Cinema com Rapadura

OPINIÃO   quarta-feira, 14 de fevereiro de 2018

O Sacrifício do Cervo Sagrado (2017): sobre atos e consequências

Um filme provocativo e que exige paciência, não para ficar interessante, mas para ser compreendido. Um trabalho bem executado de direção, que causa um (não) agradável incômodo.

O cinema do diretor grego Yorgos Lanthimos (“O Lagosta”) pode não ser uma experiência agradável para qualquer público. Seus filmes não possuem uma narrativa fácil de acompanhar e a maneira como ele trabalha os conflitos podem parecer confusas ou estranhas. É necessário uma participação ativa de quem assiste para se envolver e compreender a obra, e com “O Sacrifício do Cervo Sagrado” não é diferente.

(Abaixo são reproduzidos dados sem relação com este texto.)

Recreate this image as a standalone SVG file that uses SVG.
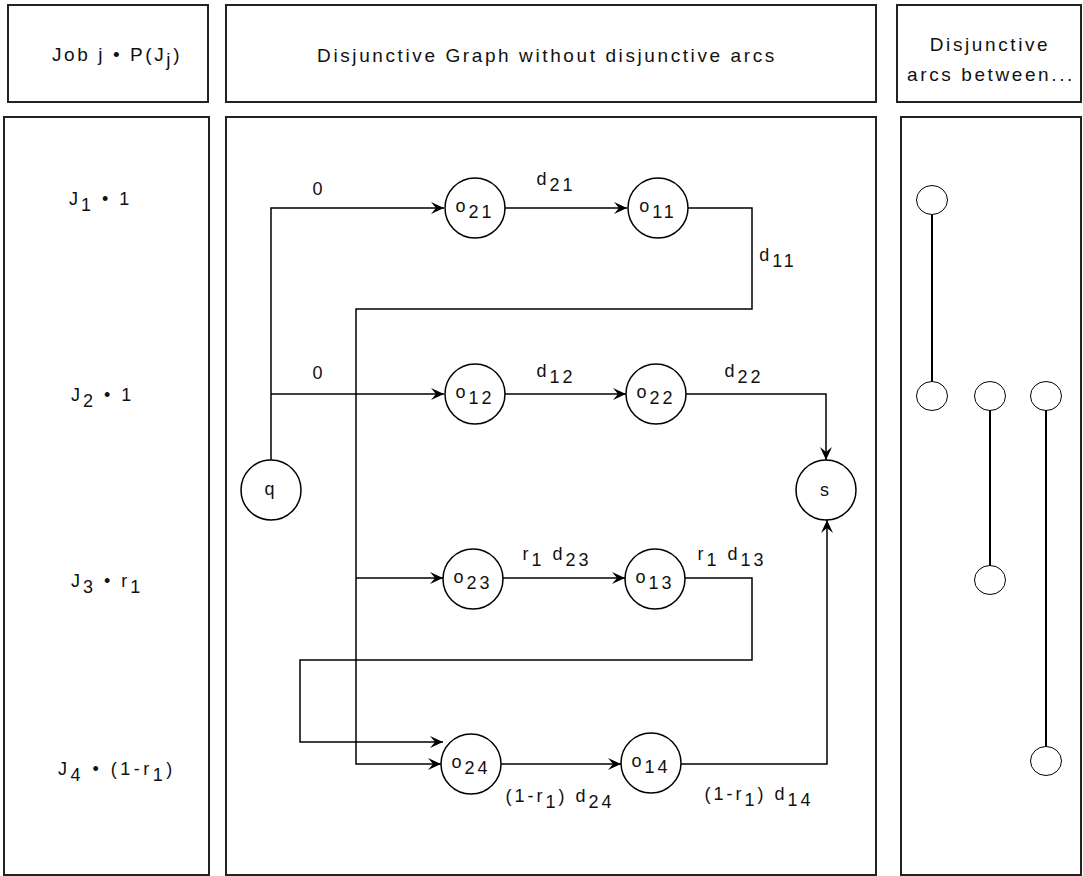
<svg xmlns="http://www.w3.org/2000/svg" width="1083" height="876" viewBox="0 0 1083 876">
<style>
.box{fill:#fff;stroke:#222;stroke-width:2}
.node{fill:#fff;stroke:#000;stroke-width:1.5}
.edge{fill:none;stroke:#000;stroke-width:1.5}
.dis{fill:none;stroke:#000;stroke-width:2}
.dn{fill:#fff;stroke:#000;stroke-width:1}
text{font-family:"Liberation Sans",Arial,sans-serif;font-size:18px;fill:#111;letter-spacing:3px}
.h{font-size:19px;letter-spacing:2.6px}
.c{text-anchor:middle}
</style>
<defs>
<marker id="arr" markerWidth="14" markerHeight="12" refX="13" refY="6" orient="auto" markerUnits="userSpaceOnUse">
<path d="M0,0 L13,6 L0,12 L5,6 Z" fill="#000"/>
</marker>
</defs>
<rect width="1083" height="876" fill="#fff"/>
<g id="headers">
<rect class="box" x="8" y="5" width="200" height="97"/>
<rect class="box" x="226" y="5" width="650" height="97"/>
<rect class="box" x="897" y="5" width="184" height="97"/>
<text x="117" y="61" class="c h">Job j • P(J<tspan dy="5">j</tspan><tspan dy="-5">)</tspan></text>
<text x="547" y="62" class="c h">Disjunctive Graph without disjunctive arcs</text>
<text x="990" y="51" class="c h">Disjunctive</text>
<text x="991" y="81" class="c h">arcs between...</text>
</g>
<g id="panels">
<rect class="box" x="4" y="117" width="205" height="758"/>
<rect class="box" x="226" y="117" width="650" height="758"/>
<rect class="box" x="901" y="117" width="180" height="758"/>
</g>
<g id="jobs">
<text x="69" y="205">J<tspan dy="6">1</tspan><tspan dy="-6"> • 1</tspan></text>
<text x="71" y="401">J<tspan dy="6">2</tspan><tspan dy="-6"> • 1</tspan></text>
<text x="71" y="587">J<tspan dy="6">3</tspan><tspan dy="-6"> • r</tspan><tspan dy="6">1</tspan></text>
<text x="58" y="775" style="letter-spacing:3.5px">J<tspan dy="6">4</tspan><tspan dy="-6"> • (1-r</tspan><tspan dy="6">1</tspan><tspan dy="-6">)</tspan></text>
</g>
<g id="connectors">
<path class="edge" d="M271,460 V208 H444" marker-end="url(#arr)"/>
<path class="edge" d="M271,394 H444" marker-end="url(#arr)"/>
<path class="edge" d="M505,208 H627" marker-end="url(#arr)"/>
<path class="edge" d="M688,208 H752 V309 H356 V764 H441" marker-end="url(#arr)"/>
<path class="edge" d="M356,578 H443" marker-end="url(#arr)"/>
<path class="edge" d="M505,394 H626" marker-end="url(#arr)"/>
<path class="edge" d="M686,394 H826 V460" marker-end="url(#arr)"/>
<path class="edge" d="M503,578 H625" marker-end="url(#arr)"/>
<path class="edge" d="M685,578 H752 V660 H300 V742 H443" marker-end="url(#arr)"/>
<path class="edge" d="M501,764 H621" marker-end="url(#arr)"/>
<path class="edge" d="M681,764 H827 V520" marker-end="url(#arr)"/>
</g>
<g id="edge-labels">
<text x="319" y="195" class="c">0</text>
<text x="319" y="379" class="c">0</text>
<text x="556" y="185" class="c">d<tspan dy="6">21</tspan></text>
<text x="778" y="261" class="c">d<tspan dy="6">11</tspan></text>
<text x="556" y="377" class="c">d<tspan dy="6">12</tspan></text>
<text x="744" y="377" class="c">d<tspan dy="6">22</tspan></text>
<text x="557" y="560" class="c">r<tspan dy="6">1</tspan><tspan dy="-6"> d</tspan><tspan dy="6">23</tspan></text>
<text x="732" y="560" class="c">r<tspan dy="6">1</tspan><tspan dy="-6"> d</tspan><tspan dy="6">13</tspan></text>
<text x="560" y="802" class="c">(1-r<tspan dy="6">1</tspan><tspan dy="-6">) d</tspan><tspan dy="6">24</tspan></text>
<text x="759" y="800" class="c">(1-r<tspan dy="6">1</tspan><tspan dy="-6">) d</tspan><tspan dy="6">14</tspan></text>
</g>
<g id="node-q"><circle class="node" cx="271" cy="490" r="30"/><text x="271" y="495" class="c">q</text></g>
<g id="node-s"><circle class="node" cx="826" cy="490" r="30"/><text x="826" y="496" class="c">s</text></g>
<g id="node-o21"><circle class="node" cx="475" cy="208" r="30"/><text x="475" y="212" class="c">o<tspan dy="6">21</tspan></text></g>
<g id="node-o11"><circle class="node" cx="658" cy="208" r="30"/><text x="658" y="212" class="c">o<tspan dy="6">11</tspan></text></g>
<g id="node-o12"><circle class="node" cx="475" cy="394" r="30"/><text x="475" y="398" class="c">o<tspan dy="6">12</tspan></text></g>
<g id="node-o22"><circle class="node" cx="656" cy="394" r="30"/><text x="656" y="398" class="c">o<tspan dy="6">22</tspan></text></g>
<g id="node-o23"><circle class="node" cx="473" cy="579" r="30"/><text x="473" y="583" class="c">o<tspan dy="6">23</tspan></text></g>
<g id="node-o13"><circle class="node" cx="655" cy="579" r="30"/><text x="655" y="583" class="c">o<tspan dy="6">13</tspan></text></g>
<g id="node-o24"><circle class="node" cx="471" cy="764" r="30"/><text x="471" y="768" class="c">o<tspan dy="6">24</tspan></text></g>
<g id="node-o14"><circle class="node" cx="651" cy="763" r="30"/><text x="651" y="767" class="c">o<tspan dy="6">14</tspan></text></g>
<g id="disjunctive-arcs">
<line class="dis" x1="932" y1="215" x2="932" y2="381"/>
<line class="dis" x1="990" y1="410" x2="990" y2="566"/>
<line class="dis" x1="1046" y1="410" x2="1046" y2="746"/>
</g>
<g id="dn1"><ellipse class="dn" cx="932" cy="200" rx="15.5" ry="14.5"/></g>
<g id="dn2"><ellipse class="dn" cx="932" cy="396" rx="15.5" ry="14.5"/></g>
<g id="dn3"><ellipse class="dn" cx="990" cy="396" rx="15.5" ry="14.5"/></g>
<g id="dn4"><ellipse class="dn" cx="1046" cy="396" rx="15.5" ry="14.5"/></g>
<g id="dn5"><ellipse class="dn" cx="990" cy="580" rx="15.5" ry="14.5"/></g>
<g id="dn6"><ellipse class="dn" cx="1046" cy="761" rx="15.5" ry="14.5"/></g>
</svg>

A trama acompanha o cardiologista Steven (Colin Farrell de “O Estranho que Nós Amamos”), ele é casado com a, também médica, Anna (Nicole Kidman de “O Estranho que Nós Amamos”), com quem tem dois filhos, Kim (Raffey Cassidy de “Tomorrowland: Um Lugar Onde Nada é Impossível”) e Bob (Sunny Suljic de “The Unspoken”). Steven também mantém contato com um garoto, Martin (Barry Keoghan de “Dunkirk”), cujo verdadeiro laço que os conecta é nebuloso num primeiro momento. Com o tempo, Martin busca manter-se cada vez mais próximo de Steven, que começa a ver a si mesmo – e a sua família – ameaçados por algo relacionado ao jovem.

Em tempos de filmes que menosprezam a capacidade do público de interpretar o que está sendo mostrado, é prazeroso assistir uma obra como “O Sacrifício do Cervo Sagrado”. A direção de Yorgos Lanthimos é feita assumindo um risco calculado, para que ao final da exibição o público tenha condições de compreender a trama principal e ao mesmo tempo criar considerações sobre tudo o que a circunda. Para isso, o diretor pondera a montagem de uma forma que o resultado seja do seu agrado. Martin, por exemplo, é desenvolvido a cada nova cena em que aparece, mas seu papel na trama só é definido na metade do filme. Até então, sua figura, que oscila entre a inocência e o macabro, é nebulosa – mas nunca confusa, pois é tudo apresentado de forma coerente, embora não óbvia.

Também não é ao acaso a maneira como Nicole Kidman e Colin Farrell atuam. A frieza emocional (algo muito próximo de “De Olhos Bem Fechados”) frente aos conflitos que vivem, apesar de causar estranheza num primeiro momento, evidenciam a situação vivida por eles. A compreensão é estimulada a ser mais racional do que emocional, o que justifica a resolução do conflito. Por mais difícil que possa aparentar a decisão, ela é justificada exatamente na racionalidade (embora haja uma ligeira quebra nesse sentido por parte de Farrel, que se deixa afetar pelo contexto).

Mas a semelhança da obra final de Kubrick não está apenas na ausência de emoção demonstrada pelas personagens (e quebrada aqui por Farrel e no filme de Kubrick por Tom Cruise, a partir de um acontecimento específico). O ímpeto de vingança que leva às personagens masculinas a tomar decisões que as desestabilizam e a impotência ao se perceber incapaz de lidar com o problema criado – pelos próprios protagonistas – estão presentes em ambos os filmes.

Mas o que há de mais belo neste filme é a construção de um vilão consciente de seus atos e que se mostra o tempo todo impassível. E como o diretor não recorre ao clichê, tudo é explicado de forma rápida (e repetido para que fique bem claro). Em determinada cena, ele demonstra com uma cruel naturalidade a forma como o universo gira para equilibrar as coisas. E na forma como ele faz a demonstração é tão terrivelmente fria, que passa a ser impossível não se sentir incomodado a cada vez que a câmera retorna a ele.

Certamente “O Sacrifício do Cervo Sagrado” não é um filme simples e não deve agradar uma parte considerável do público. Ele exige um envolvimento ativo para que, ao final, tudo possa ser conectado e compreendido. A construção narrativa pode causar uma estranheza num primeiro momento, mas está ali de forma racional, não para confundir, apenas para provocar. É um desses filmes que quando acaba você pode não dizer se gostou ou não, mas é impossível ficar indiferente a ele.